Obviously when I teach #GPGPU I point out that the main point is performance, and “how to measure” is a topic we address. Obviously, the primary metric is kernel runtime. I then introduce the effective bandwidth metric (bytes read + bytes written, divided by time taken by the kernel) which is a good way to compare some similar kernels AND to discuss hardware limits and how close we are to them (I don't always discuss the roofline model though, maybe I should).

When we start to look into more advanced things, we hit the “snag” that sometimes a kernel using a more efficient technique may be _less_ effective at using a particular resource, e.g. by having having a _lower_ effective bandwidth —I do this on purpose to show how kernel runtime remains the ultimate “tell” on how good a kernel is compared to another (regardless of the additional information the effective bandwidth may tell us).
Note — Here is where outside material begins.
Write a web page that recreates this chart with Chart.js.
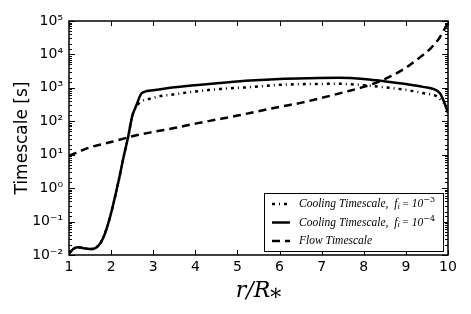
<!DOCTYPE html>
<html>
<head>
<meta charset="utf-8">
<script src="https://cdn.jsdelivr.net/npm/chart.js@4.4.1/dist/chart.umd.min.js"></script>
<style>
  html, body { margin: 0; padding: 0; background: #fff; }
  #wrap { width: 471px; height: 314px; }
</style>
</head>
<body>
<div id="wrap"><canvas id="timescale-chart" width="471" height="314"></canvas></div>
<script>
// r / R_* sample points and timescales [s]
const radiusFlow = [1, 1.5, 2, 2.5, 3, 3.5, 4, 4.5, 5, 5.5, 6, 6.5, 7, 7.5, 8, 8.5, 9, 9.3, 9.6, 9.8, 10];
const flowTimescale = [9.3, 16.6, 24, 35.5, 48, 63, 85, 112, 148, 200, 270, 355, 500, 725, 1070, 1820, 3980, 7600, 15800, 31600, 89000];

const radiusCool4 = [1, 1.1, 1.2, 1.35, 1.55, 1.7, 1.8, 1.9, 2, 2.1, 2.2, 2.3, 2.4, 2.5, 2.6, 2.73, 3, 3.4, 4, 4.6, 5.3, 6, 6.7, 7.4, 8, 8.4, 9, 9.4, 9.8, 9.9, 10];
const cool4 = [0.011, 0.015, 0.017, 0.016, 0.015, 0.019, 0.03, 0.065, 0.18, 0.6, 2.2, 9, 32, 140, 300, 700, 850, 1000, 1200, 1400, 1650, 1850, 1950, 2000, 1850, 1620, 1300, 1070, 710, 400, 180];

const radiusCool3 = [1, 1.1, 1.2, 1.35, 1.55, 1.7, 1.8, 1.9, 2, 2.1, 2.2, 2.3, 2.4, 2.5, 2.6, 3, 3.5, 4, 4.6, 5.3, 6, 6.7, 7.4, 8, 8.4, 9, 9.4, 9.75, 9.9];
const cool3 = [0.011, 0.015, 0.017, 0.016, 0.015, 0.019, 0.03, 0.065, 0.18, 0.6, 2.2, 9, 32, 140, 280, 500, 640, 780, 930, 1050, 1230, 1300, 1320, 1200, 1070, 870, 700, 540, 350];

const xTicks = [1, 2, 3, 4, 5, 6, 7, 8, 9, 10];
const seriesLabels = [
  "Cooling Timescale,  f\u1d62 = 10\u207b\u00b3",
  "Cooling Timescale,  f\u1d62 = 10\u207b\u2074",
  "Flow Timescale",
];

const sup = { "-": "\u207b", "0": "\u2070", "1": "\u00b9", "2": "\u00b2", "3": "\u00b3", "4": "\u2074", "5": "\u2075" };
function powLabel(v) {
  const l = Math.log10(v);
  const n = Math.round(l);
  if (Math.abs(l - n) > 1e-6) return "";
  return "10" + String(n).split("").map((c) => sup[c]).join("");
}

const toPts = (xs, ys) => xs.map((x, i) => ({ x: x, y: ys[i] }));

// draw label with super/subscript chars rendered as small raised/lowered text
const supBack = { "\u207b": "\u2212", "\u00b3": "3", "\u2074": "4" };
function drawRich(ctx, text, x, y) {
  const big = "italic 11.5px 'Liberation Serif'";
  const small = "8px 'DejaVu Serif'";
  const smallIt = "italic 8.5px 'Liberation Serif'";
  for (const ch of text) {
    let s = ch, dy = 0;
    if (supBack[ch]) { s = supBack[ch]; ctx.font = small; dy = -4; }
    else if (ch === "\u1d62") { s = "i"; ctx.font = smallIt; dy = 2.5; }
    else if (ch === "=" ) { s = "="; ctx.font = "11px 'Liberation Serif'"; }
    else ctx.font = big;
    ctx.fillText(s, x, y + dy);
    x += ctx.measureText(s).width;
  }
}

// inward ticks on all four sides + frame
const frameTicks = {
  id: "frameTicks",
  afterDatasetsDraw(chart) {
    const { ctx, chartArea: a, scales } = chart;
    ctx.save();
    ctx.strokeStyle = "#000";
    ctx.lineWidth = 1;
    ctx.beginPath();
    scales.x.ticks.forEach((t) => {
      const px = Math.round(scales.x.getPixelForValue(t.value)) + 0.5;
      ctx.moveTo(px, a.bottom); ctx.lineTo(px, a.bottom - 5);
      ctx.moveTo(px, a.top); ctx.lineTo(px, a.top + 5);
    });
    scales.y.ticks.forEach((t) => {
      const py = Math.round(scales.y.getPixelForValue(t.value)) + 0.5;
      const len = powLabel(t.value) ? 6 : 3;
      ctx.moveTo(a.left, py); ctx.lineTo(a.left + len, py);
      ctx.moveTo(a.right, py); ctx.lineTo(a.right - len, py);
    });
    ctx.stroke();
    ctx.lineWidth = 1.5;
    ctx.strokeRect(a.left, a.top, a.right - a.left, a.bottom - a.top);
    ctx.restore();
  },
};

// legend box in lower right of the plot
const boxLegend = {
  id: "boxLegend",
  afterDraw(chart) {
    const { ctx, chartArea: a } = chart;
    const bx = a.right - 184, by = a.bottom - 62, bw = 179, bh = 58;
    ctx.save();
    ctx.fillStyle = "#fff";
    ctx.fillRect(bx, by, bw, bh);
    ctx.strokeStyle = "#000";
    ctx.lineWidth = 1;
    ctx.strokeRect(bx + 0.5, by + 0.5, bw, bh);
    chart.data.datasets.forEach((ds, i) => {
      const y = by + 11 + i * 18.5;
      ctx.beginPath();
      ctx.setLineDash(ds.borderDash || []);
      ctx.lineWidth = ds.borderWidth;
      ctx.moveTo(bx + 8, y);
      ctx.lineTo(bx + 26, y);
      ctx.stroke();
      ctx.setLineDash([]);
      ctx.fillStyle = "#000";
      ctx.textBaseline = "middle";
      drawRich(ctx, ds.label, bx + 35, y);
    });
    ctx.restore();
  },
};

const ctx = document.getElementById("timescale-chart").getContext("2d");
const timescaleChart = new Chart(ctx, {
  type: "line",
  data: {
    datasets: [
      {
        label: seriesLabels[0],
        data: toPts(radiusCool3, cool3),
        borderColor: "#000",
        borderWidth: 2.5,
        borderDash: [3, 4, 1, 4],
      },
      {
        label: seriesLabels[1],
        data: toPts(radiusCool4, cool4),
        borderColor: "#000",
        borderWidth: 2.5,
      },
      {
        label: seriesLabels[2],
        data: toPts(radiusFlow, flowTimescale),
        borderColor: "#000",
        borderWidth: 2.5,
        borderDash: [8, 5],
      },
    ],
  },
  options: {
    responsive: false,
    animation: false,
    layout: { padding: { top: 21, right: 23, left: 0, bottom: 0 } },
    elements: {
      point: { radius: 0 },
      line: { cubicInterpolationMode: "monotone", fill: false },
    },
    plugins: { legend: { display: false }, tooltip: { enabled: false } },
    scales: {
      x: {
        type: "linear",
        min: 1,
        max: 10,
        afterFit: (scale) => { scale.height = 59; },
        afterBuildTicks: (scale) => { scale.ticks = xTicks.map((v) => ({ value: v })); },
        grid: { drawOnChartArea: false, drawTicks: false },
        border: { display: false },
        ticks: { color: "#000", font: { family: "DejaVu Sans", size: 14 }, padding: 4 },
        title: {
          display: true,
          text: "r/R\u204e",
          color: "#000",
          font: { family: "DejaVu Serif", size: 22, style: "italic" },
          padding: { top: 0, bottom: 10 },
        },
      },
      y: {
        type: "logarithmic",
        min: 0.01,
        max: 100000,
        afterFit: (scale) => { scale.width = 69; },
        grid: { drawOnChartArea: false, drawTicks: false },
        border: { display: false },
        ticks: {
          autoSkip: false,
          color: "#000",
          font: { family: "DejaVu Sans", size: 14 },
          padding: 6,
          callback: (v) => powLabel(v),
        },
        title: {
          display: true,
          text: "Timescale [s]",
          color: "#000",
          font: { family: "DejaVu Sans", size: 17 },
          padding: { top: 12, bottom: 0 },
        },
      },
    },
  },
  plugins: [frameTicks, boxLegend],
});
</script>
</body>
</html>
At this point I introduce a metric for which I don't actually know if there is a name: number of elements processed per seconds, which is just the number of elements, divided by the kernel runtime.

I call this effective throughput, but sometimes I get the nagging feeling that this may not be the correct term?

@giuseppebilotta I think that measure is normally just called "throughput". I teach it as the counterpart to "latency" in my systems course. I am also happy I am not the only one uncomfortable with using memory bandwidth or FLOP/s as the main measure of performance.